If New Zealand's construction industry is to thrive, the bottom line is that clients, particularly government ones, are going to have to pay more for buildings.
Steve Killeen, chief executive of Downer's New Zealand operations, spelled out the numbers at an industry conference earlier this month.
Any "decent" construction company wants to achieve a 3 per cent profit margin after tax, Killeen told the conference, implying that a 7 per cent gross margin is required to maintain the status quo to avoid further industry collapses and losses.
If the government wants the industry to invest, particularly in technology and training, gross margins need to rise by about another 3 percentage points to 10 per cent, Killeen said.
He emphasised that the industry shouldn't be signing contracts it doesn't understand, or which impose unreasonable conditions. Nor should it be exposing itself to risks it can't quantify or manage. Ground condition risk, for example.
The consequences of failure abound at a time when construction in New Zealand has been booming for years and with a visible pipeline ahead suggesting that's not going to end in a hurry.
Treasury has just published a document, the National Construction Pipeline Report for 2019, which forecasts total construction, including the gamut of housing, commercial and infrastructure projects, will peak at $43 billion in 2021 but tapering off only a little to $42 billion by 2024.
The major indicators of industry distress are the collapses of Ebert, Orange-H and Arrow International, the sale of Hawkins to Australia-based Downer and the near $1 billion in losses Fletcher Building's high-rise construction arm, Building+Interiors, has reported.
When Fletcher announced its withdrawal from the high-rise construction market in February 2018, the government was clearly alarmed at the loss of such an important domestic player and that led to the signing of the Construction Sector Accord in April this year.
It was no accident that Fletcher's construction head, Peter Reidy – recruited in the wake of those losses – chaired the committee that developed that accord and Fletcher Building chief executive Ross Taylor has since declared the B&I unit open for business again, albeit cautiously.
Treasury's Infrastructure Transactions Unit will be folded into the planned new Infrastructure Commission, Te Waihanga, once it has been established. The unit's interim head, Karen Mitchell, told the conference that understanding of risk in construction is very poor across both the public sector and within the industry.
A lot of that came down to the growth of contracts that forced all the risks onto contractors.
The 197 pages of special conditions attached to Fletcher's contract to build the Christchurch Justice and Emergency Services Precinct - that project alone accounted for more than 40 per cent of the B+I losses - was "bizarre," Mitchell said.
Often such additions to contracts have been a "transfer by stealth" of risk by consultants with the actual government-sector client unaware that was happening, she said.
But, as well as ensuring this ceases, public sector procurers of construction projects also need to be aware of situations in which the construction contractor is ignoring risks because that can point to a lack of commercial acumen.
Such commercial acumen has been missing from both sides of the table in the recent past, she said.
A report by independent engineering consultancy Advisian, commissioned by ITU and released last month, has a number of findings pointing to a "culture of mistrust" between the public service and the construction industry.

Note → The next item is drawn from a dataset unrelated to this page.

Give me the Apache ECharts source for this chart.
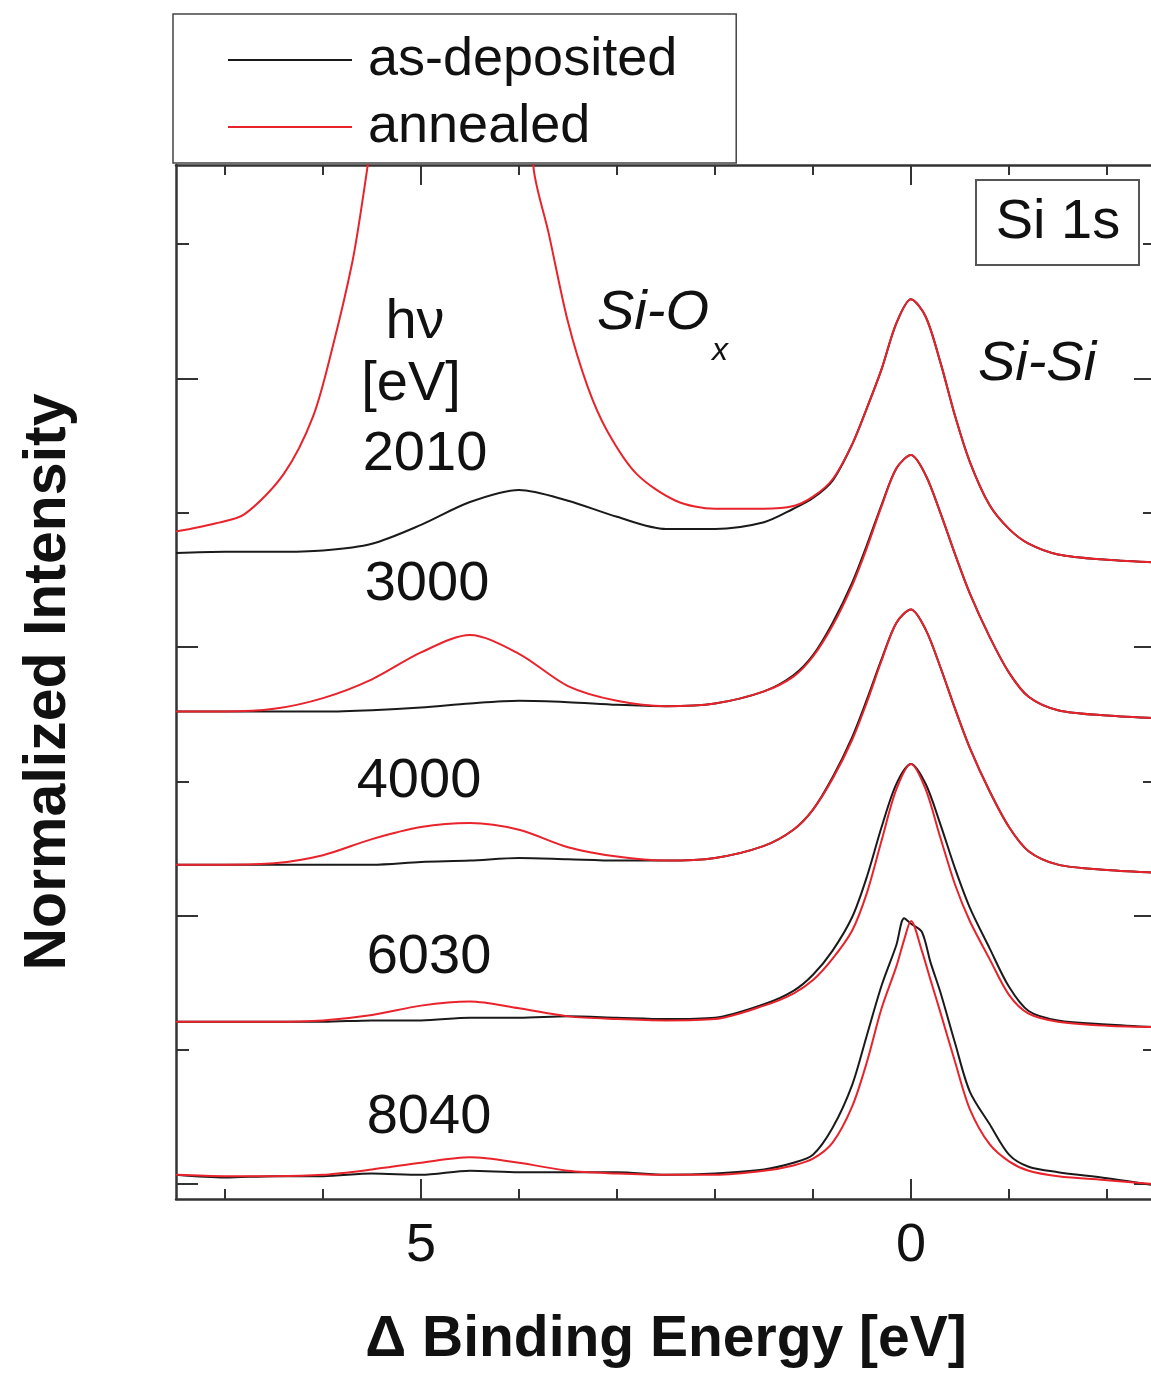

It blames this culture on the proliferation of special conditions added to standard construction contracts and that has led to misunderstanding, confusion "and ultimately, litigation."
As the report points out, "construction is not the core business of most public sector agencies," and it is unlikely this will change, so changes to procurement practices need to be made that will still improve project governance while tapping advice from industry experts.
In particular, "there are perceptions that the public sector does not understand the difference between lowest price and value for money."
The industry also believes that public sector procurers often aren't fair and transparent in managing tenders, providing evidence of instances in which some public sector agencies haven't adhered to the evaluation process described in tender documents.
Advisian is recommending that government departments and agencies move away from simply selecting the lowest-priced tender.
"Responsible staff must be capable of evaluating construction tenders on a value-for-money basis, considering the whole of life costs and the impact of risk transfer."
One of its recommendations is that public sector procurers should actively assess "the level of risk transferred to individual contractors." Tender analysis should also include an "assessment of the ability of the contractor to manage the risk and the costs and time associated with this."
A major reason that companies such as Fletcher tripped up was the adoption of the "early contractor involvement" model under which contractors signed up even before designs and specifications were finalised.
Advisian recommends that this ECI model "be examined."
It seems obvious that the model should be scrapped altogether; signing up to commitments before risks are even knowable goes to the heart of the problem.